Внизу, в Кремле враждебный шорох пополз с губ:

— Ишь, галдят! Рады!

— Откуда их столько набралось?

— Когда же большевиков расстреливать будут?

— Ночью. Дай отдохнуть. За часовней.

Часовня шарахнулась в угол, под склон холма, к стене. Туда повернулись глаза. Там и установилась — кровавая традиция.

— Со мной останется только капитан Солоимов и дежурный адъютант. Дежурный офицерский взвод где?

— В бывшем доме священника.

— Хорошо. До завтра, господа. Пораньше. К 9 не опаздывать. Караулы надежны?

— Надежны, господин полковник.

Разговор в темноте.

— У меня, поручик, в голове как кинематографическая лента: вспыхивает. Однако у Козьего Бугра не затихают.

— Продержатся ли?

— Продержатся: там Антипьев и Дуклеев. А Крамаренко даже свой иконостас обнажил, снял с сорочки и повесил на указанное место.

— Д-да. Только мобилизованные — не солдаты. А эта буффонада с орденами лишнее. И на сорочке носить и теперь надевать. Раздражает это зря.

— Пожалуй. А я ничему не верю. А вы заметили, что сегодня дрались только у гостиницы «Виктория» и около губернаторского дома? Чрезвычайки как не было никогда.

— Разбежалась. Ну, она еще явится.

— Да, с таким настроением не побеждают. Кто это сказал? Не помню. Если Чрезвычайка, по вашему, явится, — то зачем вы участвуете?

— Как зачем? Да я никогда об этом и не думал. А так из обывательщины. Обыватель тоже может быть героем. Я за семь месяцев позабыл, что я был хорошим офицером, а муку семье возил. Ну, а теперь — повторение пройденного.

— Оригинально, знаете.

— Да, оригинально. Я думал, что мы, мятеж затевая, обывателями не будем. Куда там. В первый день обывательщина заедает. Полковник Преображенский — или это мне показалось — соусом парадный мундир закапал.

— Да, он и в самом деле закапал. Котлету ел. Дочь прислала.

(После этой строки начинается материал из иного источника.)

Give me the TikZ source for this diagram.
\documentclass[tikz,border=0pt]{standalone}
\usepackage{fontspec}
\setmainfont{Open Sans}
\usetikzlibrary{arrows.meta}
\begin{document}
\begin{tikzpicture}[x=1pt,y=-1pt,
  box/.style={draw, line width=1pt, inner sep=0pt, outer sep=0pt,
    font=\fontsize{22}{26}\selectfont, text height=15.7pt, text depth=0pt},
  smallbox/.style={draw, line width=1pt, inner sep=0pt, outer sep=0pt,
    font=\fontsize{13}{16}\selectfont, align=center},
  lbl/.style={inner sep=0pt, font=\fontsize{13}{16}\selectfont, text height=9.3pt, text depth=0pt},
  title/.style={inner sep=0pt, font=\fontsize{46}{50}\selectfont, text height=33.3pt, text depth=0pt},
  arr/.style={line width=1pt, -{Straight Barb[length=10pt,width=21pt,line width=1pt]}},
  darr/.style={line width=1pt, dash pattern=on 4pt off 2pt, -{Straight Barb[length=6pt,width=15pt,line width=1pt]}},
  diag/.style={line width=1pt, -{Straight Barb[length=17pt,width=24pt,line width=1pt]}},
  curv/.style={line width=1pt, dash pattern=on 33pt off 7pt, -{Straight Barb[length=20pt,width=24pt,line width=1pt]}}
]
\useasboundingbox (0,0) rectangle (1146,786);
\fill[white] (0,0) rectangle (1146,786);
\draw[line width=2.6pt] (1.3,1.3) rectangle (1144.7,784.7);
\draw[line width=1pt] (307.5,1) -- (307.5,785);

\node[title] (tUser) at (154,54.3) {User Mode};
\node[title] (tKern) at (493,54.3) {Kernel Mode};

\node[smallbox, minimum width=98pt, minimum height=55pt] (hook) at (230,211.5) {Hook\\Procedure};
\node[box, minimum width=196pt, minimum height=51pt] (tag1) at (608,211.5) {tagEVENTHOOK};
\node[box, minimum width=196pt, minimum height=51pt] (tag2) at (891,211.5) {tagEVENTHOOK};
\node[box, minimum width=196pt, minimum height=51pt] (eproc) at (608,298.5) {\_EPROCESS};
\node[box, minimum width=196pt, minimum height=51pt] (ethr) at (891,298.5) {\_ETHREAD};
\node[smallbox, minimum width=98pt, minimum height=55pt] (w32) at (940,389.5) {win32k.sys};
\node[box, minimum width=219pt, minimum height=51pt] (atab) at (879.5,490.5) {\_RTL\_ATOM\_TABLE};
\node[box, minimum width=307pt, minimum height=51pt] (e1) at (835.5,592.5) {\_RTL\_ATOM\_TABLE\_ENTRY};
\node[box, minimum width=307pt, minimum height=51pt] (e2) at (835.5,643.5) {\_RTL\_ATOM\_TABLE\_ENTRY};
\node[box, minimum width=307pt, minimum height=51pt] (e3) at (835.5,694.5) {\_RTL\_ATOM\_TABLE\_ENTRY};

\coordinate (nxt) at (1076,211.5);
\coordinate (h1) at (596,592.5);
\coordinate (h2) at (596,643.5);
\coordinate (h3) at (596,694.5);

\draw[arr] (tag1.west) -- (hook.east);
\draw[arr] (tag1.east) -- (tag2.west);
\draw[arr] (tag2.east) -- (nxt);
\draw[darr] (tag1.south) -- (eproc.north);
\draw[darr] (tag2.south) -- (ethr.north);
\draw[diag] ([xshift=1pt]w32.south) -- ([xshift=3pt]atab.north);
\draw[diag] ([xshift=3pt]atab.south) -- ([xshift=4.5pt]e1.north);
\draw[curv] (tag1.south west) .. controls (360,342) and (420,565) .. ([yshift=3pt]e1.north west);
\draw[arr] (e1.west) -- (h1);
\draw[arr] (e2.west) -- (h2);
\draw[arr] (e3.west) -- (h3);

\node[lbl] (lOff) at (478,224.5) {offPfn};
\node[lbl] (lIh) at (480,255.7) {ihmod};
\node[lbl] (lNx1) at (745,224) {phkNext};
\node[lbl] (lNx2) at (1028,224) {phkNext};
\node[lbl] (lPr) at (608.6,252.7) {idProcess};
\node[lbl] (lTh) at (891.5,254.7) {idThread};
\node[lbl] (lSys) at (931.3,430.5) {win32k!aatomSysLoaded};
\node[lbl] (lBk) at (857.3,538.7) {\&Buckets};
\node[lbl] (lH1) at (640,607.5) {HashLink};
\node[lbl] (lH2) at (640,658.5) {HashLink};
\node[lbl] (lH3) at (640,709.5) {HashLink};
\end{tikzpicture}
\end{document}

— Э-хе. В первый день. А Троцкий в Смольном в обморок упал. С голоду, и не спал. А тут парадный мундир. Подумайте: парадный. И соус. А артиллерии у нас нет.

— Так она у моряков.

— Разоружить. И никто не сказал!

— А сами вы почему не сказали?

— Да так, обывательщина. Обывательщина на службе — бюрократизм. Не долез до вождя. Потом забыл. В первый день: бюрократизм. Потери у нас есть?

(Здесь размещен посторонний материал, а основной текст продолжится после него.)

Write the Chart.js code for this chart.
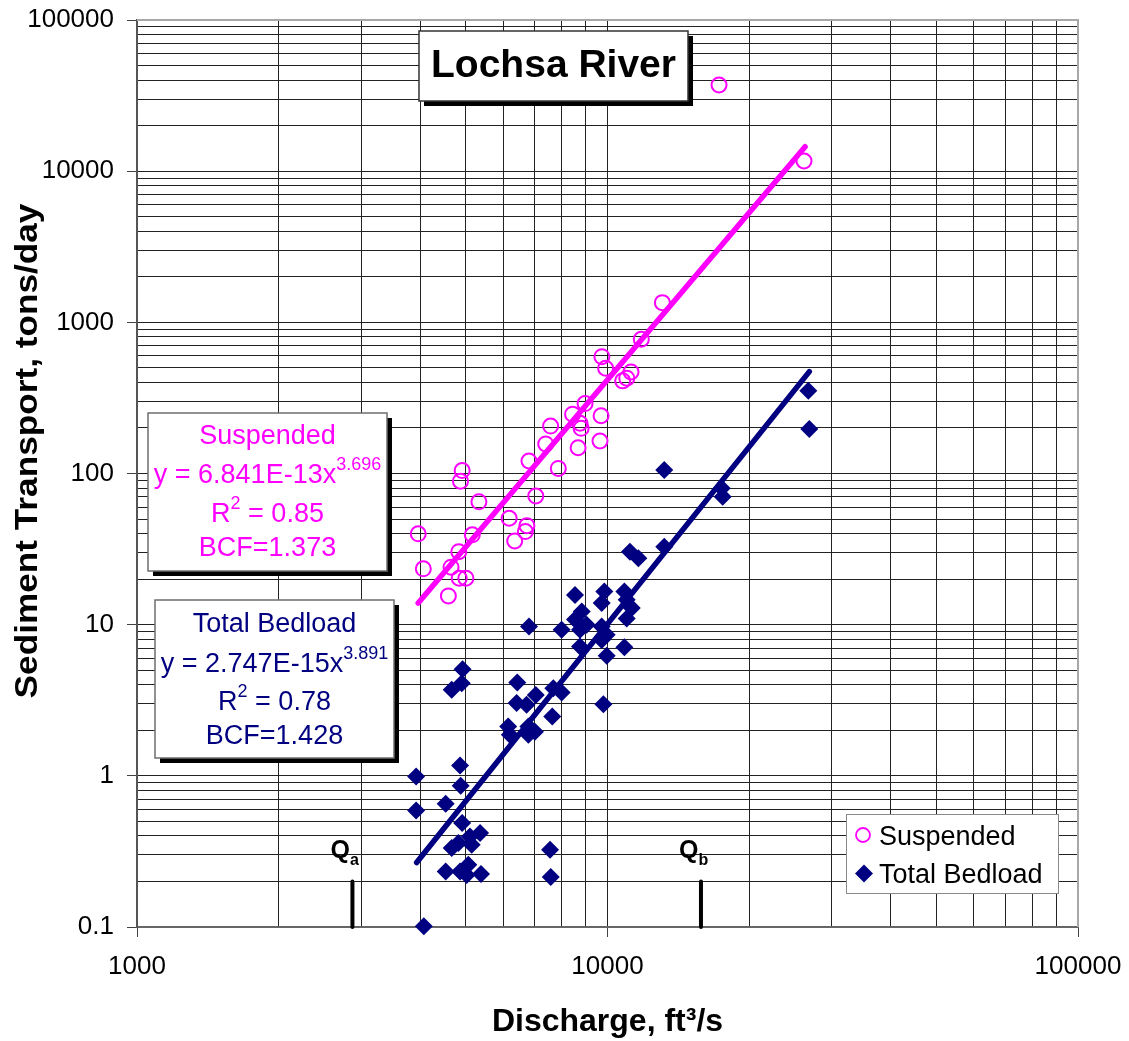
<!DOCTYPE html>
<html><head><meta charset="utf-8">
<script src="https://cdn.jsdelivr.net/npm/chart.js@4.4.1/dist/chart.umd.min.js"></script>
<style>html,body{margin:0;padding:0;background:#fff;}canvas{display:block;}</style>
</head><body>
<canvas id="c" width="1129" height="1041"></canvas>
<script>
const FONT = "'Liberation Sans', Arial, Helvetica, sans-serif";

// ---- data ----
const suspendedQ = [3960, 4060, 4590, 4650, 4830, 4840, 4870, 4910, 5000, 5160, 5330, 6180, 6350, 6690, 6740, 6810, 7040, 7390, 7570, 7860, 8430, 8660, 8740, 8790, 8960, 9640, 9690, 9730, 9910, 10770, 10990, 11220, 11800, 13080, 17260, 26160];
const suspendedT = [39.9, 23.4, 15.5, 24.0, 30.4, 20.3, 89, 104.5, 20.3, 39.3, 65, 50.6, 35.8, 41.3, 45.2, 121, 71, 157, 206, 108, 247, 148, 215, 199, 290, 164, 241, 593, 497, 410, 427, 470, 773, 1350, 37160, 11680];

const bedloadQ = [4070, 3920, 3920, 4530, 4530, 4665, 4820, 4860, 4910, 4875, 4860, 5060, 5020, 5145, 5100, 5360, 5385, 4665, 4900, 4920, 6150, 6200, 6430, 6410, 6730, 7040, 6810, 6790, 6790, 7010, 7630, 7670, 7990, 7550, 7575, 7990, 8530, 8815, 8530, 9030, 8740, 8740, 9845, 9720, 9720, 9960, 9720, 9960, 9800, 10860, 10985, 11260, 10985, 10860, 11160, 11630, 13200, 13200, 17490, 17570, 26720, 26850];
const bedloadT = [0.101, 0.989, 0.590, 0.653, 0.233, 0.333, 0.359, 0.233, 0.487, 0.859, 1.17, 0.258, 0.221, 0.350, 0.397, 0.418, 0.224, 3.71, 4.10, 5.08, 2.12, 1.87, 4.14, 3.03, 2.95, 3.43, 9.71, 2.12, 1.87, 1.96, 2.47, 3.80, 3.56, 0.324, 0.214, 9.24, 15.7, 12.2, 10.8, 9.97, 9.24, 7.16, 16.6, 13.9, 9.71, 8.56, 7.93, 6.22, 2.98, 16.6, 14.6, 12.9, 11.0, 7.10, 30.4, 27.5, 32.8, 105.6, 80, 70.3, 353, 197];

const suspendedFitQ = [3960, 26300];
const suspendedFitT = [13.9, 14500];
const bedloadFitQ = [3930, 26850];
const bedloadFitT = [0.267, 472];

const qMarkerNames = ['a', 'b'];
const qMarkerQ = [2870, 15800];
const qMarkerT = [0.1, 0.2];

const xTickLabels = [1000, 10000, 100000];
const yTickLabels = [0.1, 1, 10, 100, 1000, 10000, 100000];

const suspendedText = {name: 'Suspended', coef: '6.841E-13', exp: '3.696', r2: '0.85', bcf: '1.373'};
const bedloadText = {name: 'Total Bedload', coef: '2.747E-15', exp: '3.891', r2: '0.78', bcf: '1.428'};

const MAGENTA = '#FF00FF';
const NAVY = '#000080';

// ---- helpers ----
function pts(xs, ys) { return xs.map((x, i) => ({x: x, y: ys[i]})); }
function gridValues(labels) {
  const out = [];
  for (let i = 0; i < labels.length; i++) {
    out.push(labels[i]);
    if (i < labels.length - 1) for (let m = 2; m <= 9; m++) out.push(labels[i] * m);
  }
  return out;
}
function isLabel(v, labels) { return labels.some(l => Math.abs(l - v) / l < 1e-9); }
function labelText(v, labels) { const l = labels.find(l => Math.abs(l - v) / l < 1e-9); return l === undefined ? '' : String(l); }
function noPad(s) { s.paddingTop = 0; s.paddingBottom = 0; s.paddingLeft = 0; s.paddingRight = 0; }

const xGrid = gridValues(xTickLabels);
const yGrid = gridValues(yTickLabels);

function fnt(p) { return (p.b ? 'bold ' : '') + p.s + 'px ' + FONT; }
function drawRich(ctx, parts, cx, baseline, color, alignLeft) {
  let total = 0;
  parts.forEach(p => { ctx.font = fnt(p); p.w = ctx.measureText(p.t).width; total += p.w; });
  let x = alignLeft ? cx : cx - total / 2;
  ctx.textAlign = 'left'; ctx.textBaseline = 'alphabetic'; ctx.fillStyle = color;
  parts.forEach(p => { ctx.font = fnt(p); ctx.fillText(p.t, x, baseline + (p.dy || 0)); x += p.w; });
}
function box(ctx, x, y, w, h, stroke, lw, shadow) {
  if (shadow) { ctx.fillStyle = '#000'; ctx.fillRect(x + shadow, y + shadow, w, h); }
  ctx.fillStyle = '#fff'; ctx.fillRect(x, y, w, h);
  ctx.strokeStyle = stroke; ctx.lineWidth = lw; ctx.strokeRect(x, y, w, h);
}
function eqBox(ctx, t, x, y, w, h, baselines, color) {
  box(ctx, x, y, w, h, '#6e6e6e', 1.5, 5);
  const cx = x + w / 2;
  drawRich(ctx, [{t: t.name, s: 27}], cx, baselines[0], color);
  drawRich(ctx, [{t: 'y = ' + t.coef + 'x', s: 27}, {t: t.exp, s: 18, dy: -13}], cx, baselines[1], color);
  drawRich(ctx, [{t: 'R', s: 27}, {t: '2', s: 18, dy: -13}, {t: ' = ' + t.r2, s: 27}], cx, baselines[2], color);
  drawRich(ctx, [{t: 'BCF=' + t.bcf, s: 27}], cx, baselines[3], color);
}

const annotations = {
  id: 'annotations',
  afterDraw(chart) {
    const ctx = chart.ctx, ca = chart.chartArea, xs = chart.scales.x;
    ctx.save();
    // top and right frame
    ctx.strokeStyle = '#a8a8a8'; ctx.lineWidth = 2;
    ctx.beginPath(); ctx.moveTo(ca.left, ca.top); ctx.lineTo(ca.right, ca.top); ctx.lineTo(ca.right, ca.bottom); ctx.stroke();

    // y axis title
    ctx.save();
    ctx.translate(28, 451); ctx.rotate(-Math.PI / 2); ctx.scale(1.1, 1);
    ctx.font = 'bold 32px ' + FONT; ctx.fillStyle = '#000'; ctx.textAlign = 'center'; ctx.textBaseline = 'middle';
    ctx.fillText('Sediment Transport, tons/day', 0, 0);
    ctx.restore();

    // chart title box
    box(ctx, 419, 31, 269, 70, '#333', 1.5, 5);
    drawRich(ctx, [{t: 'Lochsa River', s: 39, b: true}], 553.5, 77, '#000');

    // equation boxes
    eqBox(ctx, suspendedText, 148, 413, 239, 158, [444, 483, 522, 556], MAGENTA);
    eqBox(ctx, bedloadText, 155, 600, 239, 158, [632, 672, 710, 744], NAVY);

    // Q markers labels
    qMarkerNames.forEach((n, i) => {
      const px = xs.getPixelForValue(qMarkerQ[i]);
      drawRich(ctx, [{t: 'Q', s: 25, b: true}, {t: n, s: 16, b: true, dy: 7}], px - 22, 858, '#000', true);
    });

    // legend
    const lx = 846, ly = 814;
    ctx.fillStyle = '#fff'; ctx.fillRect(lx, ly, 212, 79);
    ctx.strokeStyle = '#8a8a8a'; ctx.lineWidth = 1; ctx.strokeRect(lx + 0.5, ly + 0.5, 212, 79);
    ctx.beginPath(); ctx.arc(863, 835, 7, 0, Math.PI * 2); ctx.strokeStyle = MAGENTA; ctx.lineWidth = 1.8; ctx.stroke();
    ctx.beginPath(); ctx.moveTo(864, 864.5); ctx.lineTo(873, 873.5); ctx.lineTo(864, 882.5); ctx.lineTo(855, 873.5); ctx.closePath();
    ctx.fillStyle = NAVY; ctx.fill();
    drawRich(ctx, [{t: suspendedText.name, s: 27}], 879, 845, '#000', true);
    drawRich(ctx, [{t: bedloadText.name, s: 27}], 879, 883, '#000', true);
    ctx.restore();
  }
};

new Chart(document.getElementById('c'), {
  type: 'scatter',
  data: {
    datasets: [
      {label: 'Suspended fit', type: 'line', data: pts(suspendedFitQ, suspendedFitT), borderColor: MAGENTA, borderWidth: 5.5, borderCapStyle: 'round', pointRadius: 0, fill: false, order: 0},
      {label: 'Total Bedload fit', type: 'line', data: pts(bedloadFitQ, bedloadFitT), borderColor: NAVY, borderWidth: 5.5, borderCapStyle: 'round', pointRadius: 0, fill: false, order: 0},
      {label: 'Qa', type: 'line', data: pts([qMarkerQ[0], qMarkerQ[0]], qMarkerT), borderColor: '#000', borderWidth: 4, borderCapStyle: 'round', pointRadius: 0, fill: false, order: 0, clip: false},
      {label: 'Qb', type: 'line', data: pts([qMarkerQ[1], qMarkerQ[1]], qMarkerT), borderColor: '#000', borderWidth: 4, borderCapStyle: 'round', pointRadius: 0, fill: false, order: 0, clip: false},
      {label: 'Suspended', data: pts(suspendedQ, suspendedT), pointStyle: 'circle', pointRadius: 7.5, pointBorderWidth: 2, pointBorderColor: MAGENTA, pointBackgroundColor: 'rgba(0,0,0,0)', order: 1, clip: false},
      {label: 'Total Bedload', data: pts(bedloadQ, bedloadT), pointStyle: 'rectRot', pointRadius: 9, pointBorderWidth: 0, pointBorderColor: NAVY, pointBackgroundColor: NAVY, order: 1, clip: false}
    ]
  },
  options: {
    responsive: false, animation: false, devicePixelRatio: 1, events: [],
    layout: {padding: {left: 0, top: 20, right: 51, bottom: 0}},
    plugins: {legend: {display: false}, tooltip: {enabled: false}, title: {display: false}},
    scales: {
      x: {
        type: 'logarithmic', min: 1000, max: 100000,
        afterBuildTicks: s => { s.ticks = xGrid.map(v => ({value: v})); },
        afterFit: s => { s.height = 114; noPad(s); },
        ticks: {autoSkip: false, maxRotation: 0, color: '#000', padding: 14, font: {family: FONT, size: 26},
          callback: v => labelText(v, xTickLabels)},
        grid: {color: '#222', lineWidth: 1, tickLength: 10, tickColor: c => isLabel(c.tick.value, xTickLabels) ? '#444' : 'rgba(0,0,0,0)'},
        border: {display: true, color: '#666', width: 2},
        title: {display: true, text: 'Discharge, ft³/s', color: '#000', font: {family: FONT, size: 32, weight: 'bold'}, padding: {top: 0, bottom: 0}}
      },
      y: {
        type: 'logarithmic', min: 0.1, max: 100000,
        afterBuildTicks: s => { s.ticks = yGrid.map(v => ({value: v})); },
        afterFit: s => { s.width = 137; noPad(s); },
        ticks: {autoSkip: false, color: '#000', padding: 13, font: {family: FONT, size: 26},
          callback: v => labelText(v, yTickLabels)},
        grid: {color: '#222', lineWidth: 1, tickLength: 10, tickColor: c => isLabel(c.tick.value, yTickLabels) ? '#444' : 'rgba(0,0,0,0)'},
        border: {display: true, color: '#555', width: 2},
        title: {display: false}
      }
    }
  },
  plugins: [annotations]
});
</script>
</body></html>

— Кто их знает? Если есть, то небольшие.

— Ну, вот. Все-таки есть. А медицинская часть есть?

— Нет. Не видал.

— А политически мы как-нибудь обставили переворот? Перевернули и ладно. А когда собирались, то все тарахтели: меньшевики, кадеты, эс-эры.

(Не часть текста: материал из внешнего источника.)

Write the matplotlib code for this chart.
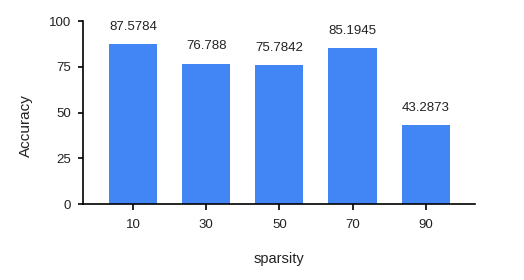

— Ну, их к чорту. Завтра будут.

— Ну, к чорту. Пусть будут завтра. Это их дело.

— А вот артиллерии нет. Вернемся в Штаб. Вокзал бы можно обстрелять.

— Не стоит… Завтра. Жалко вам. Повоюем. А мятеж, думаете, мы подняли?

— Мы.

— Ну, это — вы оставьте ваши слезы, кушайте лимон. Он сам произошел, как будто нас и не было. И пройдет сам.

— До свиданья, поручик.

— Всего хорошего.

Фразы были лишены обычного дневного эхо: их без остатка пожирала темнота.

Не затихает.

Громко чиркает резкой перестрелкой со стороны города, пореже и беспорядочней — со стороны белого спиртового зарева, со стороны паровых барашков в зареве — почаще и пачками. Там же зелеными и красными слезами плачут семафоры. Все, что осталось от мирного времени: семафоры, вагоны, теплушки, даже черные маневровые кукушки, — сегодня на ночь все осталось в нежной какой-то нерешительности: ничего они неодушевленные, неотапливаемые не знают. Рабочие разошлись.

На вокзале безлюдно. Маратовцы, сменяясь, забегают в гулкий живот вокзала, поспешно возятся с едой, пьют и перебрасываются:

— Чего это второй батальон? Приехал он или нет?

— Должно быть, приехал. Они на пароходе насколько раньше нас выехали!